A greve chegou ao fim quando o governo autorizou um desconto de R$0,46 no preço no diesel. Parte desse valor vem da redução de impostos (R$0,16) e parte do programa de subsídio – dinheiro que deveria garantir conexão à internet para a parcela mais pobre do país.

“Cortar dinheiro do fundo de universalização de telecomunicações significa levar menos acesso à internet para escolas, ignorar áreas rurais e outras sem interesse comercial e deixar de investir em infraestrutura que poderia ser compartilhada por pequenos e médios provedores”, diz Rafael Zanatta, líder do programa de direitos digitais do Instituto Brasileiro de Direitos do Consumidor. “É um desvio de finalidade que não podemos permitir.”

Conexão não é prioridade

Hoje 46% dos brasileiros ainda não têm acesso à internet. Essa desconexão acontece principalmente nas áreas rurais e entre a população mais pobre. Nas classes D e E o problema é crônico: mais de 76% das pessoas ainda não estão conectadas. E essa não tem sido uma prioridade dos últimos governos.

O Fust foi criado na privatização das empresas de telecomunicações para garantir o serviço a todos. Como as telecoms têm seu modelo de expansão orientado pelo mercado – e portanto, focam seus investimentos em áreas com maior potencial lucrativo –, o fundo seria uma maneira de garantir o acesso em regiões que dão prejuízo.

Só que, na prática, ele não funcionou. Segundo o Tribunal de Contas da União, entre 2001 e 2015, só 0,192% da verba de R$16,05 bilhões foi aplicada para os fins descritos na lei. Desde então, o cenário só piorou: o Fust se tornou uma espécie de poupança tapa-buraco, aplicada para os mais devidos fins, de aposentadorias à cobertura de déficits orçamentários.

Foi algo parecido com o que aconteceu com o FDD, o Fundo de Direitos Difusos, mecanismo criado em 1985 para garantir reparação de danos causados ao meio ambiente, ao consumidor e a outros valores por infração à ordem econômica.
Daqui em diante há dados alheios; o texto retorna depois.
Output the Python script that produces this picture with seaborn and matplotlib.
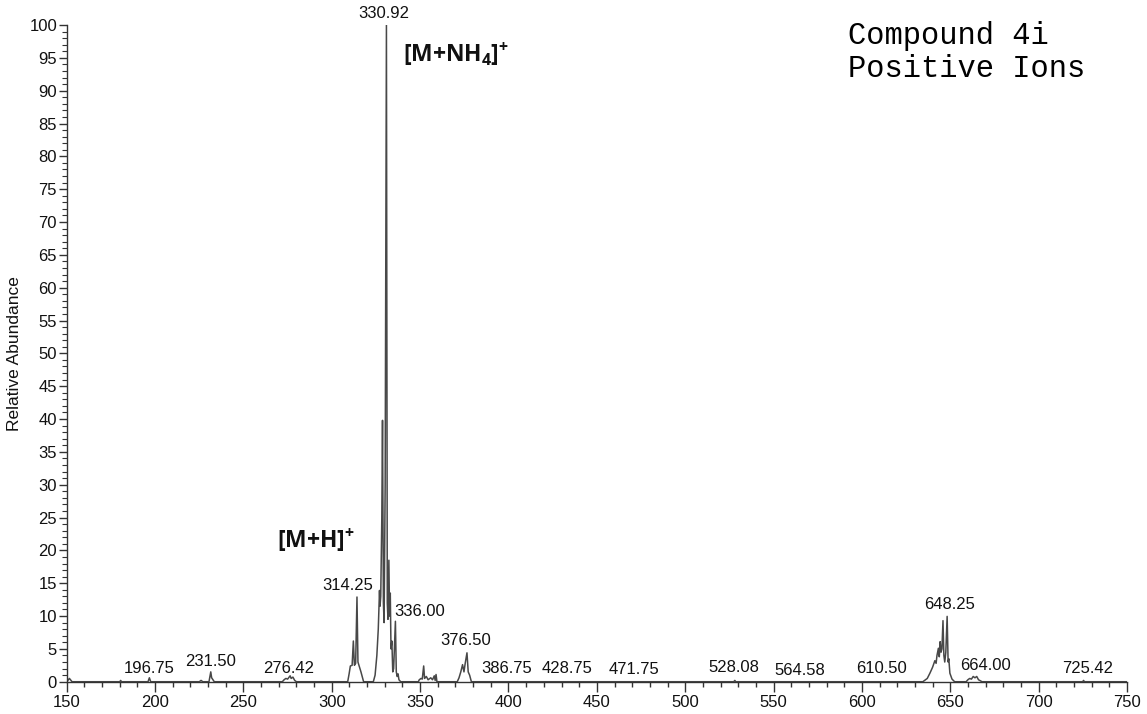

Multas aplicadas em Ações Civis Públicas vão para esse fundo, que arrecadou mais de R$1,7 bilhão entre 2011 e 2016. Só que, nos últimos anos, só uma mínima porcentagem dele foi usada para reparação dos danos – o valor tem sido sistematicamente incorporado ao orçamento do governo federal. “É como se a união tratasse as verbas arrecadadas – todas decorrentes de ato ilícito – como tributos”, exemplifica o Ministério Público, que entende que a apropriação é ilegal. Segundo o Idec, a ilegalidade do desvio de verba também vale para o que foi feito com o fundo que deveria aumentar o acesso à internet.

A manobra de Temer não é nova. Mas o presidente passou por cima do TCU e selou a possibilidade de o fundo ser aplicado para um fim completamente diferente do que diz a lei de forma impune.